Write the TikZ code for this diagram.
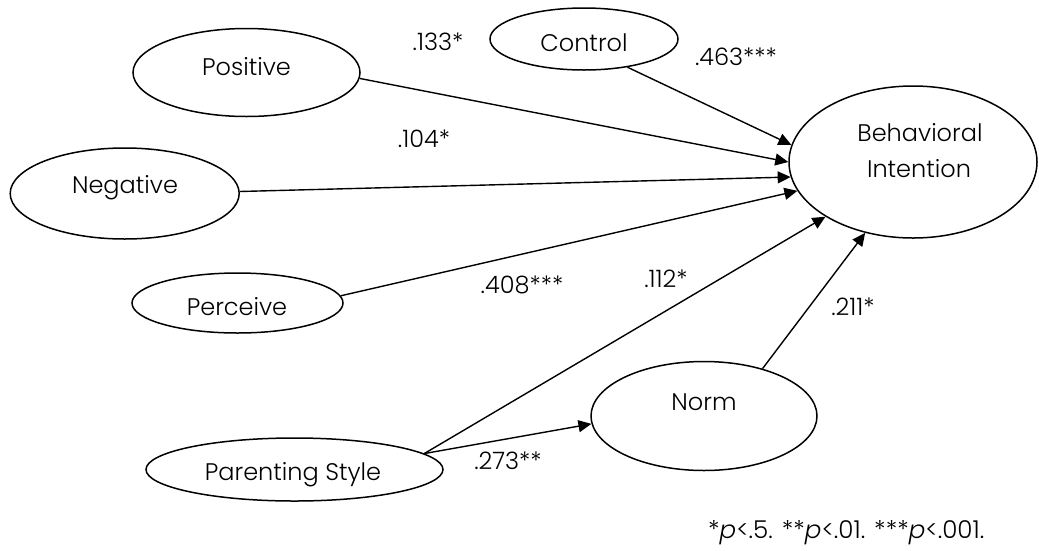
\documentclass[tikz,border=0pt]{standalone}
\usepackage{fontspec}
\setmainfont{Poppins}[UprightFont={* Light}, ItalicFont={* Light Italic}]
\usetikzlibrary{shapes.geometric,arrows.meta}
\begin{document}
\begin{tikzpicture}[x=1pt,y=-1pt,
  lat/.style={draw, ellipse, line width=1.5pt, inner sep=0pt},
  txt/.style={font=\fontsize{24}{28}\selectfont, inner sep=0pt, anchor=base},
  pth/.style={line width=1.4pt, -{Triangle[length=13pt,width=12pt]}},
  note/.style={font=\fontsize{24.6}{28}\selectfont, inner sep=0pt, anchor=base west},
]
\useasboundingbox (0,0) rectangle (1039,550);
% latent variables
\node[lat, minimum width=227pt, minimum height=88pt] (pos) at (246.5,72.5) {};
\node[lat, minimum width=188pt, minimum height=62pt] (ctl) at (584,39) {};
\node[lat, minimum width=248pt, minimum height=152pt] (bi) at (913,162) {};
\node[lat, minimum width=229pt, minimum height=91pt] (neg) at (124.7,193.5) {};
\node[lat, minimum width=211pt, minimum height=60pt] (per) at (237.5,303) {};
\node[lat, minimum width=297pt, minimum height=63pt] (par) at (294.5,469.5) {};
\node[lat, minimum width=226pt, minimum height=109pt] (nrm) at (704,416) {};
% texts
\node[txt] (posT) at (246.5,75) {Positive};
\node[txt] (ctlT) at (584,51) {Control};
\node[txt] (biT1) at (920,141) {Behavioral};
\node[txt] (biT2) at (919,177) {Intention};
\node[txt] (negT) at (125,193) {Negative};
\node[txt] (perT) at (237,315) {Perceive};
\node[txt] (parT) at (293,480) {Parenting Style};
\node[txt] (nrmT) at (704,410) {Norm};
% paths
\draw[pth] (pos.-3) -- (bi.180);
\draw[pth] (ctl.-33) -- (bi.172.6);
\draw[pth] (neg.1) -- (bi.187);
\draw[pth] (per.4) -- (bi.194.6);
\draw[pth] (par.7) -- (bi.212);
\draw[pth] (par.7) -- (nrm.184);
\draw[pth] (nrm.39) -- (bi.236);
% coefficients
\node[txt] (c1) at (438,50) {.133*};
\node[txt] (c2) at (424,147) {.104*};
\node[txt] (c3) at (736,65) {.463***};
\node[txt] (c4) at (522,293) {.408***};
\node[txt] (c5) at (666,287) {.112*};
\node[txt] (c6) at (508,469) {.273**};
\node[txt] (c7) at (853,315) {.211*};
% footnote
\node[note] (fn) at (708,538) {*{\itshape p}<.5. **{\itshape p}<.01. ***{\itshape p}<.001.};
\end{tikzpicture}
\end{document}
◆ ◆ ◆
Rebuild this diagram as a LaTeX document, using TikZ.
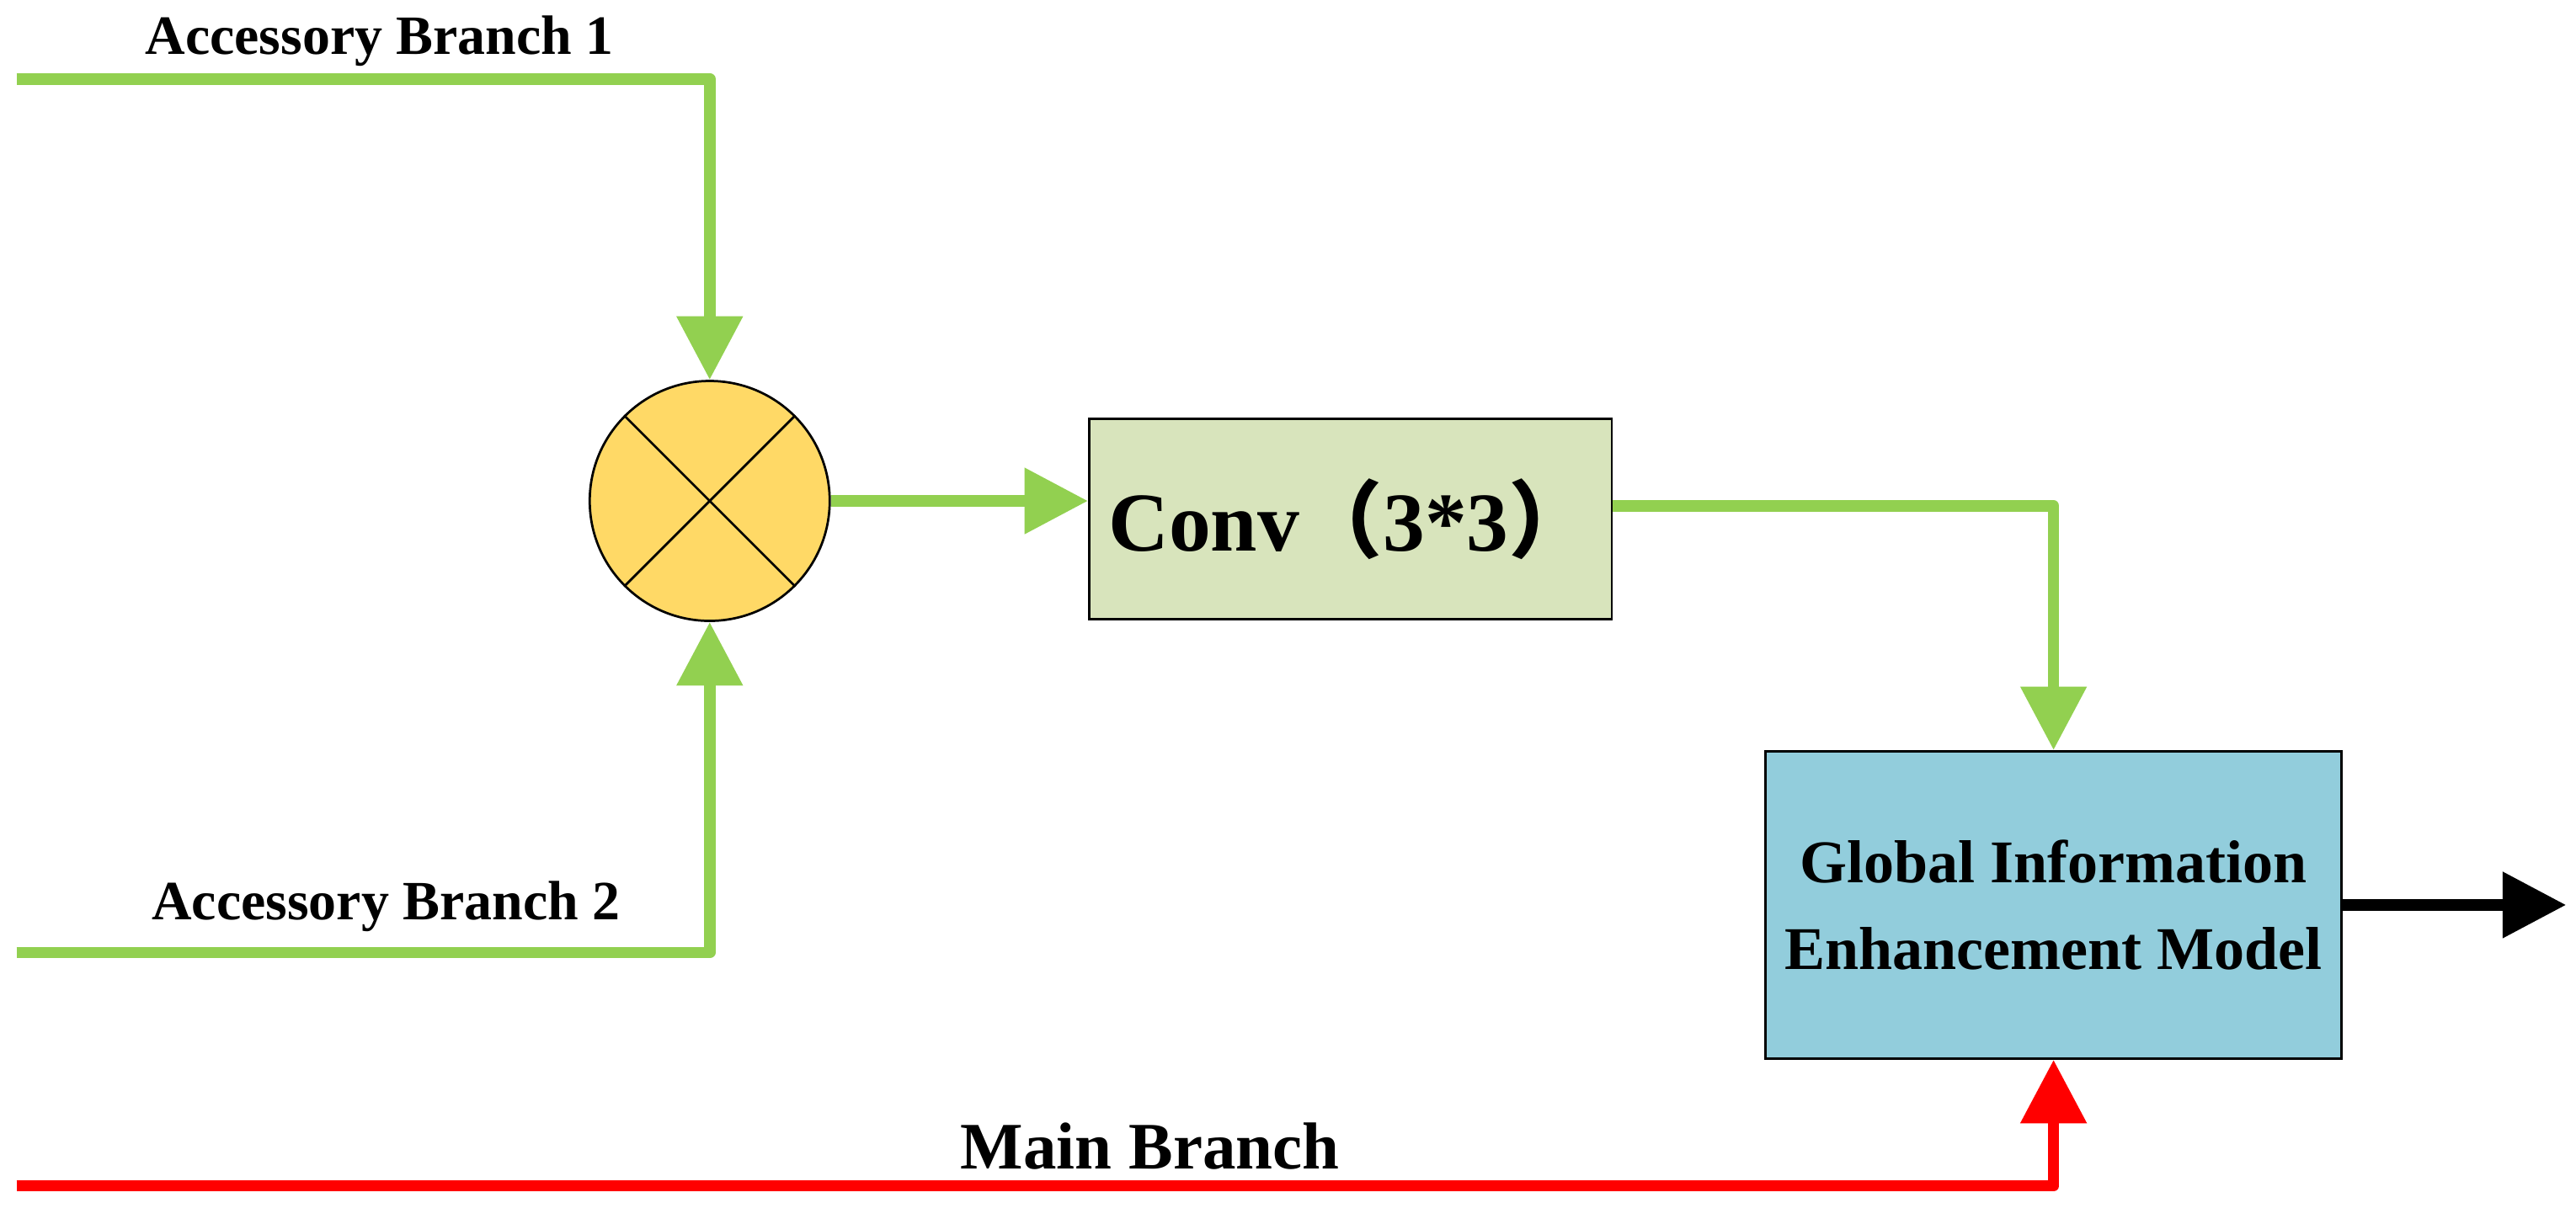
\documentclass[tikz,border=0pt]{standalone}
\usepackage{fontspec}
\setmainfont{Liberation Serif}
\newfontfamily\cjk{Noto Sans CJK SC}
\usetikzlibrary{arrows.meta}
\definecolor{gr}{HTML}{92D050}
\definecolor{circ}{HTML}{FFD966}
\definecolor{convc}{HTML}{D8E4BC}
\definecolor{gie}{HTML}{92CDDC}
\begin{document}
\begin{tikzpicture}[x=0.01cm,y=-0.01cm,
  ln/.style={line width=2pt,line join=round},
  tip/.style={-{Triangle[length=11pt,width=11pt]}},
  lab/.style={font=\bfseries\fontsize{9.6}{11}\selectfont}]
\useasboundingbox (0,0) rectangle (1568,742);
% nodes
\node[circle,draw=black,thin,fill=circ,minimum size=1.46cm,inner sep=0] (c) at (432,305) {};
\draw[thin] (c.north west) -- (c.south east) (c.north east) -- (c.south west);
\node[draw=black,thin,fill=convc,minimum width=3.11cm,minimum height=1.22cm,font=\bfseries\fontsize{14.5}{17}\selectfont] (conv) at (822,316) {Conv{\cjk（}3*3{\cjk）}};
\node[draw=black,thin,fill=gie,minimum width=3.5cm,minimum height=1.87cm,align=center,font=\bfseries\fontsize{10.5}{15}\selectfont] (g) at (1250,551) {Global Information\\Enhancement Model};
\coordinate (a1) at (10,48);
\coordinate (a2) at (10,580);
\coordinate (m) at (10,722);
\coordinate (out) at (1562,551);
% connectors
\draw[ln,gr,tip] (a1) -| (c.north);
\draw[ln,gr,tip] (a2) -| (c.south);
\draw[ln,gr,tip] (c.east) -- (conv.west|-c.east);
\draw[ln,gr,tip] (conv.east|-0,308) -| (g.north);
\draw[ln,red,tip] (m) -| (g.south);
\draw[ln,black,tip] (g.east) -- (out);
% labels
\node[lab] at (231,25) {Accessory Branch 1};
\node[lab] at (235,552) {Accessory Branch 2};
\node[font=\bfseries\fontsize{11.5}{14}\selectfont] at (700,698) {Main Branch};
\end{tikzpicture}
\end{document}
◆ ◆ ◆
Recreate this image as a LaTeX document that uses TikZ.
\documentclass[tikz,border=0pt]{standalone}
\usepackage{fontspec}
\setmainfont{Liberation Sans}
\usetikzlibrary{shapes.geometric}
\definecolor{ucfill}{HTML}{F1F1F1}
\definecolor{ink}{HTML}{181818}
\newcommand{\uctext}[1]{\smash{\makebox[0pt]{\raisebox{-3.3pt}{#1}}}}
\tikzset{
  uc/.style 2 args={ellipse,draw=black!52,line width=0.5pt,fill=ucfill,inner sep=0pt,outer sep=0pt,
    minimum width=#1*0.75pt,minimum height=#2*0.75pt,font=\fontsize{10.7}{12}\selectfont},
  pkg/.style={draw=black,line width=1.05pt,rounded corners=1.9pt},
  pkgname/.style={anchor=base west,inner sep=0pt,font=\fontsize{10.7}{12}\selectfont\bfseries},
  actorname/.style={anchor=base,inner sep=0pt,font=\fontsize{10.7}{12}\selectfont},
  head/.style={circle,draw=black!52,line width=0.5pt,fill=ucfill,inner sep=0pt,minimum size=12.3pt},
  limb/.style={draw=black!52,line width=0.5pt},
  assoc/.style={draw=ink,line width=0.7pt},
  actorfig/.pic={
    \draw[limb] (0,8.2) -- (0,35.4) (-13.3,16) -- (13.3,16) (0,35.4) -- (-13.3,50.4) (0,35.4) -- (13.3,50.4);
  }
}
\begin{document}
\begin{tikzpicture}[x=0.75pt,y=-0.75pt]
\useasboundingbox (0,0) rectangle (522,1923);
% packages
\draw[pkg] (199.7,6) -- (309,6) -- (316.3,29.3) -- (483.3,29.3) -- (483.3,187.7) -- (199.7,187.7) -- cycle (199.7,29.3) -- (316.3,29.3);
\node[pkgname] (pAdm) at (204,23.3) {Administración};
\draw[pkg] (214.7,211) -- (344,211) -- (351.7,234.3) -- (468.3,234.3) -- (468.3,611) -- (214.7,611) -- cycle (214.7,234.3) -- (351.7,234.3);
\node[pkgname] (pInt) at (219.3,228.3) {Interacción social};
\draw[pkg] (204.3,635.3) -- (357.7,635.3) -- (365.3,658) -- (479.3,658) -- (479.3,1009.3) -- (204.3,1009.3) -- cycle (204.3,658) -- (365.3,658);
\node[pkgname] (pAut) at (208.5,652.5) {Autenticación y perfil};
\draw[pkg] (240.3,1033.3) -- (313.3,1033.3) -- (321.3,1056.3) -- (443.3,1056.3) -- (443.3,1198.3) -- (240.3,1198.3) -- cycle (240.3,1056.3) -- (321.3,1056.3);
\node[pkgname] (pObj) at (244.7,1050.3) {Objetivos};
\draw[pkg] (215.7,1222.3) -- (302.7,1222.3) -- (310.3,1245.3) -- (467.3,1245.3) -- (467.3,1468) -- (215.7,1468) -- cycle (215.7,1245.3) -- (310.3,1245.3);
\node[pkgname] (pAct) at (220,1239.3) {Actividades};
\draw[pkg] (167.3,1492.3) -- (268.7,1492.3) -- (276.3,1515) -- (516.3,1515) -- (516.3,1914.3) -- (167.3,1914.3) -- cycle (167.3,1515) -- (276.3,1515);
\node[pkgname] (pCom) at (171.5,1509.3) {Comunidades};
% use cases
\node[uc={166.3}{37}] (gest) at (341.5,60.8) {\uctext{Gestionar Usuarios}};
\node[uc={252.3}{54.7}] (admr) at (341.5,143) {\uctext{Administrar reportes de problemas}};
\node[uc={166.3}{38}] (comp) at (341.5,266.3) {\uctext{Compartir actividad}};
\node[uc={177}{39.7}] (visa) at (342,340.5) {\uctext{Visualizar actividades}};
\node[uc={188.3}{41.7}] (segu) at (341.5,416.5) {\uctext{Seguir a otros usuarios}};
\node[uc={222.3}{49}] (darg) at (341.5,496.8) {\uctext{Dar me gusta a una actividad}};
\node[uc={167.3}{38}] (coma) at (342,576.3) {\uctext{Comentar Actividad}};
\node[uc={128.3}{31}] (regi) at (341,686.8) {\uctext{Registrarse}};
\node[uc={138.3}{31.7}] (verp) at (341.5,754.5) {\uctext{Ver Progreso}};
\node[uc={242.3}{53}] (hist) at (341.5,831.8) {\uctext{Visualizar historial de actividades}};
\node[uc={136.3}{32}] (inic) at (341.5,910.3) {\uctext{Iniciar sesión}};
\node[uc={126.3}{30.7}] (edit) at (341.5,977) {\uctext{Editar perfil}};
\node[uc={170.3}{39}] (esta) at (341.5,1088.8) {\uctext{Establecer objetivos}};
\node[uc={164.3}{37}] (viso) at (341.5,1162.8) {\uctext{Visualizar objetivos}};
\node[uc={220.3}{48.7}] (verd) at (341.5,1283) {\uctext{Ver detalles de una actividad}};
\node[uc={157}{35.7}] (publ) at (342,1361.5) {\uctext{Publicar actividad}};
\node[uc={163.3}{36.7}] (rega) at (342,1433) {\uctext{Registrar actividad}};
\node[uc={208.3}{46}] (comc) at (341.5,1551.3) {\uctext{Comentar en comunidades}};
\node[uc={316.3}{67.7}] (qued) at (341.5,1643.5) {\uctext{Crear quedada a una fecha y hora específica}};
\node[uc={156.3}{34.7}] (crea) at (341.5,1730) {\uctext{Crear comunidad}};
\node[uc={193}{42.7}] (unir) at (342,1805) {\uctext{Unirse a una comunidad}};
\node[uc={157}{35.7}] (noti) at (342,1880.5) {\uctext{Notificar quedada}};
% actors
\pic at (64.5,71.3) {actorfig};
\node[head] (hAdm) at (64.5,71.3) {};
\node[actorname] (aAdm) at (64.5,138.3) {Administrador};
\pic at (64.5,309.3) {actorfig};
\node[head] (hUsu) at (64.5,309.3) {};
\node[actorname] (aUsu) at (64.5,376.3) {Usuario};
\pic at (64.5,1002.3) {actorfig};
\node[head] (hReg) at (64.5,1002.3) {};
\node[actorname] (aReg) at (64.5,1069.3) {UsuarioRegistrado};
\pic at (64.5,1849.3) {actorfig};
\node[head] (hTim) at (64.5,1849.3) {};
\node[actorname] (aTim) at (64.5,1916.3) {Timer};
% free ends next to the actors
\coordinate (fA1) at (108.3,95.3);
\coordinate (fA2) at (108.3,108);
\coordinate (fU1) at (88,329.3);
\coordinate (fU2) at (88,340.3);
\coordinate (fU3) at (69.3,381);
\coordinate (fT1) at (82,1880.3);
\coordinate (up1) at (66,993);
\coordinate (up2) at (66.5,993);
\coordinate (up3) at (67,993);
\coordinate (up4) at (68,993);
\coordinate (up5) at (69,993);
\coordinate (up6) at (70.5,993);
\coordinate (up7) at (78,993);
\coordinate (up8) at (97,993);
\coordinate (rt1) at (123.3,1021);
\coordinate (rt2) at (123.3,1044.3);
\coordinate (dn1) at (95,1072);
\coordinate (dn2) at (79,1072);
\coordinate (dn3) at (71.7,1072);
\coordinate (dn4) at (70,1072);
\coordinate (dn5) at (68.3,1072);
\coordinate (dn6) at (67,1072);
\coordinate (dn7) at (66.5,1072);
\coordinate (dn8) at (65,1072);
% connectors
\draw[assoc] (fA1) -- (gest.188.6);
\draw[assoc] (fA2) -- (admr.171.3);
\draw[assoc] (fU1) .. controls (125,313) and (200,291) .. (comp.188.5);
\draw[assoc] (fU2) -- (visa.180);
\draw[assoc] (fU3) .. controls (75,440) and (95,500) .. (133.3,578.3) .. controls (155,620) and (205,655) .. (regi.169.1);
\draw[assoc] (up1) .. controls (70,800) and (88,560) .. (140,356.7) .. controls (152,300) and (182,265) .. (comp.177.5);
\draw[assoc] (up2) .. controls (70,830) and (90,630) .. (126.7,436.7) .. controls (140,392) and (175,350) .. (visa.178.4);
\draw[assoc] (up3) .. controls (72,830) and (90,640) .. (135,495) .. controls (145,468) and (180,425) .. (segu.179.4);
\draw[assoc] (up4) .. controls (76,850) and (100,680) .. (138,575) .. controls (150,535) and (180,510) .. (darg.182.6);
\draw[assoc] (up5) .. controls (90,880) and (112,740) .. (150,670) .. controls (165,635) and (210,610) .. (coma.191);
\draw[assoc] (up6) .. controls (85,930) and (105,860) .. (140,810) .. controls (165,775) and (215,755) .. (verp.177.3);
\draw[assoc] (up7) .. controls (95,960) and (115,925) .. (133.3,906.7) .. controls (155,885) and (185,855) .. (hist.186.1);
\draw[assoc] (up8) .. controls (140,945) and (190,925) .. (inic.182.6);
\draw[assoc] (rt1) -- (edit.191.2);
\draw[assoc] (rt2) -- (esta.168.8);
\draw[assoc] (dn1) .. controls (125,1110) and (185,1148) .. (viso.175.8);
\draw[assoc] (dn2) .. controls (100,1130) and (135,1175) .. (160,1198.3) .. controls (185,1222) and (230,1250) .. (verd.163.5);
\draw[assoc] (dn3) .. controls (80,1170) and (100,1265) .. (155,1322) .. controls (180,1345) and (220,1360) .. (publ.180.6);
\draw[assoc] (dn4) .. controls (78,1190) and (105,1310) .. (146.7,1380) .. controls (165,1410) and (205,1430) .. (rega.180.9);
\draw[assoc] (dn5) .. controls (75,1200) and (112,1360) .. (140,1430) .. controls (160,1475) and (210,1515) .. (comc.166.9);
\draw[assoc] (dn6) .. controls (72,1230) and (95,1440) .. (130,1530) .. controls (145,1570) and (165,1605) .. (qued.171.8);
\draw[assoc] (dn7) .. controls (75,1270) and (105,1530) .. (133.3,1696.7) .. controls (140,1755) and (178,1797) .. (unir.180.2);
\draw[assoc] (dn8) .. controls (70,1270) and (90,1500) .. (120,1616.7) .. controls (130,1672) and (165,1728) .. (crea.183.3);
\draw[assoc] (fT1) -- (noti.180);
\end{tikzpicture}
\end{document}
◆ ◆ ◆
> **What you need to do**
Work out how many lines of the listing above include the word "LaTeX". Reply with nothing but the count.

> **Result of this exercise**
2